> STATED PROBLEM: Reproduce the records below exactly as given.

:::

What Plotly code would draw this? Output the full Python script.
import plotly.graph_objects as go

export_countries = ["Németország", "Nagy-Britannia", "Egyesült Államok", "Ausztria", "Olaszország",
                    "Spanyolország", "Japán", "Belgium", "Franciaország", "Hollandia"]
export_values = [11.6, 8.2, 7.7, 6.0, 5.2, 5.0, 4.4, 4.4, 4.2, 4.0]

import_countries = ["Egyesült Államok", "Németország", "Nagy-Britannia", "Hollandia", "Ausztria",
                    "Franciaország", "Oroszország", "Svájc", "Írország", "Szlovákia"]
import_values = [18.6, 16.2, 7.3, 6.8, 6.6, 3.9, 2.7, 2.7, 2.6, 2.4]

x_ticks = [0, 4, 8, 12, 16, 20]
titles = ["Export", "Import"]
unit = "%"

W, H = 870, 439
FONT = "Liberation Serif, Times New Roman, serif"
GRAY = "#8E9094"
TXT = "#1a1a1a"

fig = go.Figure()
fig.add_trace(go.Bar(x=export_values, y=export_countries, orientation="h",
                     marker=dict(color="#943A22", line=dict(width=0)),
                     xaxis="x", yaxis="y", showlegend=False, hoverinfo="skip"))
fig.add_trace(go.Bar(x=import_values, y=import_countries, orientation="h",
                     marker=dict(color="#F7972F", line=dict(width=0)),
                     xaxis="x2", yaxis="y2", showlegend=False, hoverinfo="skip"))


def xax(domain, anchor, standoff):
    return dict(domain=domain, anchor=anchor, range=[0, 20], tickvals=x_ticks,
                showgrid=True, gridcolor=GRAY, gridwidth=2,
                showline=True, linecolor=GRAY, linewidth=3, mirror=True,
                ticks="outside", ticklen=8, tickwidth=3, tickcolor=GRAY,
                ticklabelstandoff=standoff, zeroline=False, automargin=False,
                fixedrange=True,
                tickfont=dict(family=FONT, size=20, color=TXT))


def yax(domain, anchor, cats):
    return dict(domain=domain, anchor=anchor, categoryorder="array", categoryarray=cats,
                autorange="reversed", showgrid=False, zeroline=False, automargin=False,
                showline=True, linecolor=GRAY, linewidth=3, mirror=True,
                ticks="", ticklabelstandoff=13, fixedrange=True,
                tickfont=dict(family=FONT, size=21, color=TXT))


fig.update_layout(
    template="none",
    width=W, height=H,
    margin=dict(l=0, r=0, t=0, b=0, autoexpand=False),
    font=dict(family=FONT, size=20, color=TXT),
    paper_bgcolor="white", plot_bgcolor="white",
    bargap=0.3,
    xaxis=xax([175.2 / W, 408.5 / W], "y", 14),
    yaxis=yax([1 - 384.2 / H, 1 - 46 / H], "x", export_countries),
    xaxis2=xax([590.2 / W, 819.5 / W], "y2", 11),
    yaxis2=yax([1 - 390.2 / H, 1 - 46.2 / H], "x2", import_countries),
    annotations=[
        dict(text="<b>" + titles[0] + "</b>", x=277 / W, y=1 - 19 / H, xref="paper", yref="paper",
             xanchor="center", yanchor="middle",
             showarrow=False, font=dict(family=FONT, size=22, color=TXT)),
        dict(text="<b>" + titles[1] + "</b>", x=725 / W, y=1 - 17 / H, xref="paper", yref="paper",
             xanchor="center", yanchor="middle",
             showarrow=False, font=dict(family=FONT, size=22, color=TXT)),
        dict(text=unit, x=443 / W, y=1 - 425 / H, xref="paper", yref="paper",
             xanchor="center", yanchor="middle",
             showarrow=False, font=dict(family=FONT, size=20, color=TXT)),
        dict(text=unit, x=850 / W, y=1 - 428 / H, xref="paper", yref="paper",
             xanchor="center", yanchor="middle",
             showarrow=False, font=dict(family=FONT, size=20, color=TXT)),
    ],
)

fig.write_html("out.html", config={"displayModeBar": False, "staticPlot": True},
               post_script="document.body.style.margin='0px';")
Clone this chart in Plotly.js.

:::

> REPLY TO THE EXERCISE:
What Plotly code would draw this? Output the full Python script.
import plotly.graph_objects as go

export_countries = ["Németország", "Nagy-Britannia", "Egyesült Államok", "Ausztria", "Olaszország",
                    "Spanyolország", "Japán", "Belgium", "Franciaország", "Hollandia"]
export_values = [11.6, 8.2, 7.7, 6.0, 5.2, 5.0, 4.4, 4.4, 4.2, 4.0]

import_countries = ["Egyesült Államok", "Németország", "Nagy-Britannia", "Hollandia", "Ausztria",
                    "Franciaország", "Oroszország", "Svájc", "Írország", "Szlovákia"]
import_values = [18.6, 16.2, 7.3, 6.8, 6.6, 3.9, 2.7, 2.7, 2.6, 2.4]

x_ticks = [0, 4, 8, 12, 16, 20]
titles = ["Export", "Import"]
unit = "%"

W, H = 870, 439
FONT = "Liberation Serif, Times New Roman, serif"
GRAY = "#8E9094"
TXT = "#1a1a1a"

fig = go.Figure()
fig.add_trace(go.Bar(x=export_values, y=export_countries, orientation="h",
                     marker=dict(color="#943A22", line=dict(width=0)),
                     xaxis="x", yaxis="y", showlegend=False, hoverinfo="skip"))
fig.add_trace(go.Bar(x=import_values, y=import_countries, orientation="h",
                     marker=dict(color="#F7972F", line=dict(width=0)),
                     xaxis="x2", yaxis="y2", showlegend=False, hoverinfo="skip"))


def xax(domain, anchor, standoff):
    return dict(domain=domain, anchor=anchor, range=[0, 20], tickvals=x_ticks,
                showgrid=True, gridcolor=GRAY, gridwidth=2,
                showline=True, linecolor=GRAY, linewidth=3, mirror=True,
                ticks="outside", ticklen=8, tickwidth=3, tickcolor=GRAY,
                ticklabelstandoff=standoff, zeroline=False, automargin=False,
                fixedrange=True,
                tickfont=dict(family=FONT, size=20, color=TXT))


def yax(domain, anchor, cats):
    return dict(domain=domain, anchor=anchor, categoryorder="array", categoryarray=cats,
                autorange="reversed", showgrid=False, zeroline=False, automargin=False,
                showline=True, linecolor=GRAY, linewidth=3, mirror=True,
                ticks="", ticklabelstandoff=13, fixedrange=True,
                tickfont=dict(family=FONT, size=21, color=TXT))


fig.update_layout(
    template="none",
    width=W, height=H,
    margin=dict(l=0, r=0, t=0, b=0, autoexpand=False),
    font=dict(family=FONT, size=20, color=TXT),
    paper_bgcolor="white", plot_bgcolor="white",
    bargap=0.3,
    xaxis=xax([175.2 / W, 408.5 / W], "y", 14),
    yaxis=yax([1 - 384.2 / H, 1 - 46 / H], "x", export_countries),
    xaxis2=xax([590.2 / W, 819.5 / W], "y2", 11),
    yaxis2=yax([1 - 390.2 / H, 1 - 46.2 / H], "x2", import_countries),
    annotations=[
        dict(text="<b>" + titles[0] + "</b>", x=277 / W, y=1 - 19 / H, xref="paper", yref="paper",
             xanchor="center", yanchor="middle",
             showarrow=False, font=dict(family=FONT, size=22, color=TXT)),
        dict(text="<b>" + titles[1] + "</b>", x=725 / W, y=1 - 17 / H, xref="paper", yref="paper",
             xanchor="center", yanchor="middle",
             showarrow=False, font=dict(family=FONT, size=22, color=TXT)),
        dict(text=unit, x=443 / W, y=1 - 425 / H, xref="paper", yref="paper",
             xanchor="center", yanchor="middle",
             showarrow=False, font=dict(family=FONT, size=20, color=TXT)),
        dict(text=unit, x=850 / W, y=1 - 428 / H, xref="paper", yref="paper",
             xanchor="center", yanchor="middle",
             showarrow=False, font=dict(family=FONT, size=20, color=TXT)),
    ],
)

fig.write_html("out.html", config={"displayModeBar": False, "staticPlot": True},
               post_script="document.body.style.margin='0px';")
Clone this chart in Plotly.js.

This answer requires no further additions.